(Data listing)
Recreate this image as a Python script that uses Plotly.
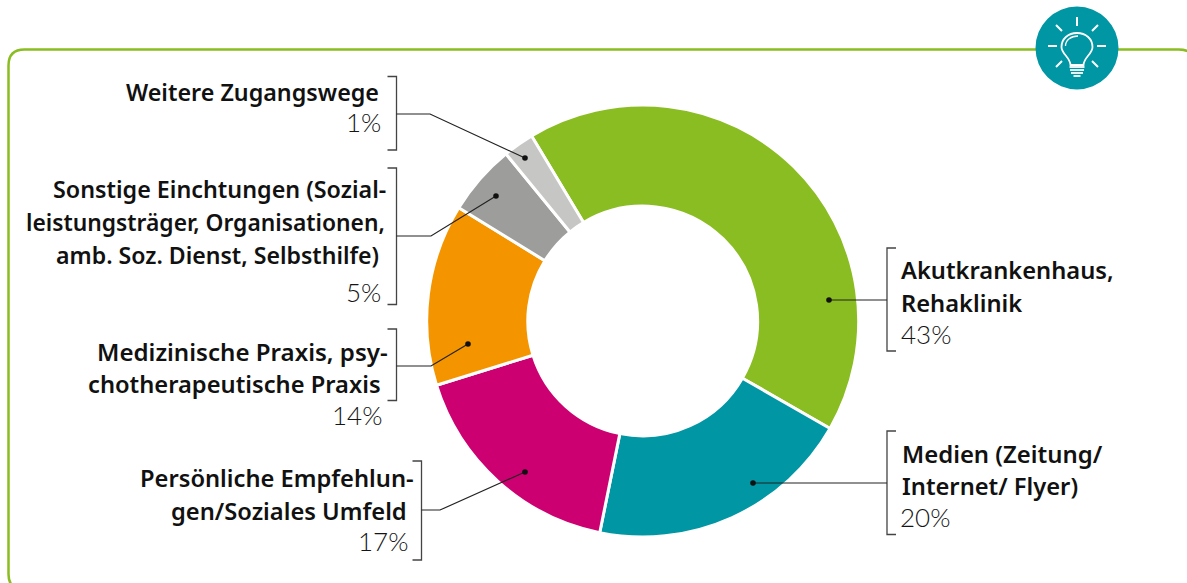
import plotly.graph_objects as go

W, H = 1187, 583
categories = ["Akutkrankenhaus, Rehaklinik", "Medien (Zeitung/ Internet/ Flyer)",
              "Persönliche Empfehlungen/Soziales Umfeld", "Medizinische Praxis, psychotherapeutische Praxis",
              "Sonstige Einchtungen", "Weitere Zugangswege"]
drawn_shares = [41.9, 19.9, 17.0, 13.6, 5.3, 2.3]
colors = ["#8abd21", "#0096a4", "#cc0070", "#f49500", "#9d9e9c", "#c6c7c5"]

def X(p): return p / W
def Y(p): return 1 - p / H

CX, CY, R = 642.7, 321, 216
fig = go.Figure(go.Pie(
    labels=categories, values=drawn_shares, sort=False, direction="clockwise", rotation=-31,
    hole=0.532, textinfo="none", hoverinfo="label+percent", showlegend=False,
    marker=dict(colors=colors, line=dict(color="white", width=3)),
    domain=dict(x=[X(CX - R), X(CX + R)], y=[Y(CY + R), Y(CY - R)]),
))

shapes = []
def line(pts, color="#222222", width=1.3):
    d = "M " + " L ".join(f"{X(x):.5f},{Y(y):.5f}" for x, y in pts)
    shapes.append(dict(type="path", path=d, xref="paper", yref="paper", line=dict(color=color, width=width)))

def circle(cx, cy, r, fill, lw=0, lc=None):
    shapes.append(dict(type="circle", xref="paper", yref="paper", x0=X(cx - r), x1=X(cx + r), y0=Y(cy + r), y1=Y(cy - r),
                       fillcolor=fill, line=dict(width=lw, color=lc or fill)))

# rounded green frame, running off the bottom and right of the page
fr = 16
L, T, B, Rt = 8.5, 49.5, 590, 1195
fp = (f"M {X(L+fr)},{Y(B)} Q {X(L)},{Y(B)} {X(L)},{Y(B-fr)} L {X(L)},{Y(T+fr)} Q {X(L)},{Y(T)} {X(L+fr)},{Y(T)} "
      f"L {X(Rt-fr)},{Y(T)} Q {X(Rt)},{Y(T)} {X(Rt)},{Y(T+fr)}")
shapes.append(dict(type="path", path=fp, xref="paper", yref="paper", line=dict(color="#8abd21", width=2.5)))

# brackets: (x_spine, y_top, y_bottom, tick direction)
for xs, y0, y1, d in [(396.5, 76.5, 150, -9), (396.5, 168, 304.5, -9), (396.5, 329, 400.5, -9),
                      (421.5, 461, 560, -9), (887, 248, 351, 9), (887, 431, 534.5, 9)]:
    line([(xs + d, y0), (xs, y0), (xs, y1), (xs + d, y1)], "#444444", 1.3)

# leader lines
for pts in [[(396.5, 114), (430, 114), (525, 158)],
            [(396.5, 236), (431, 236), (496, 196)],
            [(396.5, 366), (431, 366), (468, 344)],
            [(421.5, 510), (440, 510), (525, 472)],
            [(887, 300), (829, 300)],
            [(887, 483), (753, 483)]]:
    line(pts, "#222222", 1.2)
    circle(pts[-1][0], pts[-1][1], 2.8, "#111111")

# lightbulb icon
IX, IY = 1077, 48
circle(IX, IY, 41.5, "#0096a4")
ray = "#ffffff"
for a, b in [((0, -31), (0, -22)), ((-21, -23), (-15, -17)), ((21, -23), (15, -17)),
             ((-29, -2), (-20, -2)), ((29, -2), (20, -2)), ((-21, 19), (-15, 13)), ((21, 19), (15, 13))]:
    line([(IX + a[0], IY + a[1]), (IX + b[0], IY + b[1])], ray, 2)
bx = lambda dx: X(IX + dx)
by = lambda dy: Y(IY + dy)
bulb = (f"M {bx(-6.5)},{by(17)} C {bx(-7)},{by(9)} {bx(-15.5)},{by(6)} {bx(-15.5)},{by(-1)} "
        f"C {bx(-15.5)},{by(-9)} {bx(-9)},{by(-15)} {bx(0)},{by(-15)} "
        f"C {bx(9)},{by(-15)} {bx(15.5)},{by(-9)} {bx(15.5)},{by(-1)} "
        f"C {bx(15.5)},{by(6)} {bx(7)},{by(9)} {bx(6.5)},{by(17)} Z")
shapes.append(dict(type="path", path=bulb, xref="paper", yref="paper", line=dict(color="white", width=1.8)))
glow = f"M {bx(-11.5)},{by(-2)} C {bx(-11.5)},{by(-8)} {bx(-6)},{by(-12)} {bx(1)},{by(-12)}"
shapes.append(dict(type="path", path=glow, xref="paper", yref="paper", line=dict(color="white", width=1.3)))
line([(IX - 7.5, IY + 19), (IX + 7.5, IY + 19)], "white", 1.8)
line([(IX - 7, IY + 22), (IX + 7, IY + 22)], "white", 1.8)
line([(IX - 6, IY + 25), (IX + 6, IY + 25)], "white", 1.8)
line([(IX - 3.5, IY + 28), (IX + 3.5, IY + 28)], "white", 1.8)

annotations = []
def text(x, y, s, anchor="right", bold=True, size=23.7):
    annotations.append(dict(
        x=X(x), y=Y(y), xref="paper", yref="paper", text=s, showarrow=False, xanchor=anchor, yanchor="middle",
        align=anchor, xshift=2 if anchor == "right" else -2, yshift=1 if bold else 2,
        font=dict(family="Noto Sans" if bold else "Lato", size=size if bold else 26,
                  color="#111111" if bold else "#151515", weight=600 if bold else 300)))

text(379, 93, "Weitere Zugangswege", size=23.3)
text(381, 124, "1%", bold=False)
text(386, 190, "Sonstige Einchtungen (Sozial-", size=23.3)
text(385, 223, "leistungsträger, Organisationen,", size=22.8)
text(379, 256, "amb. Soz. Dienst, Selbsthilfe)", size=23.1)
text(381, 294, "5%", bold=False)
text(388, 352, "Medizinische Praxis, psy-", size=24.1)
text(381, 385, "chotherapeutische Praxis")
text(382, 417, "14%", bold=False)
text(414, 479, "Persönliche Empfehlun-")
text(407, 512, "gen/Soziales Umfeld")
text(408, 543, "17%", bold=False)
text(901, 271, "Akutkrankenhaus,", "left")
text(901, 304, "Rehaklinik", "left")
text(901, 336, "43%", "left", False)
text(902, 454, "Medien (Zeitung/", "left", size=23.9)
text(902, 487, "Internet/ Flyer)", "left")
text(900, 519, "20%", "left", False)

fig.update_layout(width=W, height=H, margin=dict(l=0, r=0, t=0, b=0), paper_bgcolor="white",
                  shapes=shapes, annotations=annotations, autosize=False)
fig.write_html("out.html", config={"displayModeBar": False},
               post_script="document.body.style.margin='0';document.body.style.overflow='hidden';")
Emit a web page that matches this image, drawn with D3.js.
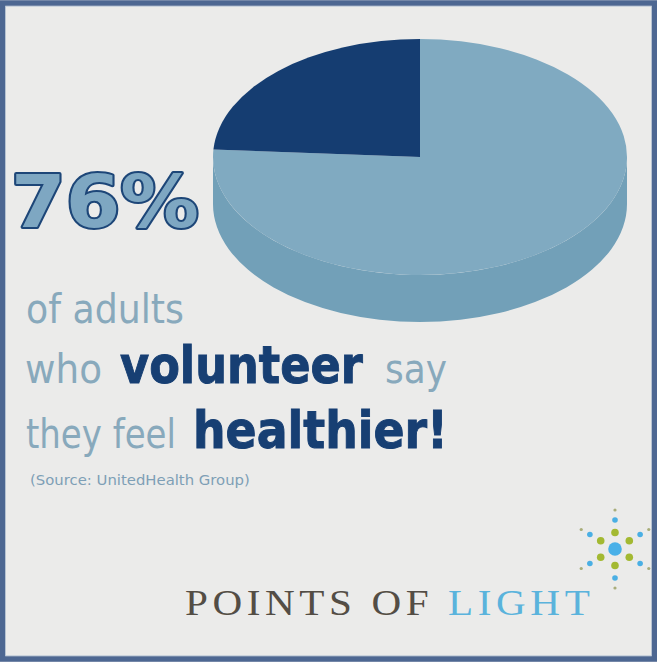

> **What you will do**: Everything from the first line to the line with "fillcolor=fill, line=dict(width=lw, color=lc" must be repeated exactly, and nothing else. Leave the pictures out.

> **Exercise answer**:
Recreate this image as a Python script that uses Plotly.
import plotly.graph_objects as go

W, H = 1187, 583
categories = ["Akutkrankenhaus, Rehaklinik", "Medien (Zeitung/ Internet/ Flyer)",
              "Persönliche Empfehlungen/Soziales Umfeld", "Medizinische Praxis, psychotherapeutische Praxis",
              "Sonstige Einchtungen", "Weitere Zugangswege"]
drawn_shares = [41.9, 19.9, 17.0, 13.6, 5.3, 2.3]
colors = ["#8abd21", "#0096a4", "#cc0070", "#f49500", "#9d9e9c", "#c6c7c5"]

def X(p): return p / W
def Y(p): return 1 - p / H

CX, CY, R = 642.7, 321, 216
fig = go.Figure(go.Pie(
    labels=categories, values=drawn_shares, sort=False, direction="clockwise", rotation=-31,
    hole=0.532, textinfo="none", hoverinfo="label+percent", showlegend=False,
    marker=dict(colors=colors, line=dict(color="white", width=3)),
    domain=dict(x=[X(CX - R), X(CX + R)], y=[Y(CY + R), Y(CY - R)]),
))

shapes = []
def line(pts, color="#222222", width=1.3):
    d = "M " + " L ".join(f"{X(x):.5f},{Y(y):.5f}" for x, y in pts)
    shapes.append(dict(type="path", path=d, xref="paper", yref="paper", line=dict(color=color, width=width)))

def circle(cx, cy, r, fill, lw=0, lc=None):
    shapes.append(dict(type="circle", xref="paper", yref="paper", x0=X(cx - r), x1=X(cx + r), y0=Y(cy + r), y1=Y(cy - r),
                       fillcolor=fill, line=dict(width=lw, color=lc or fill)))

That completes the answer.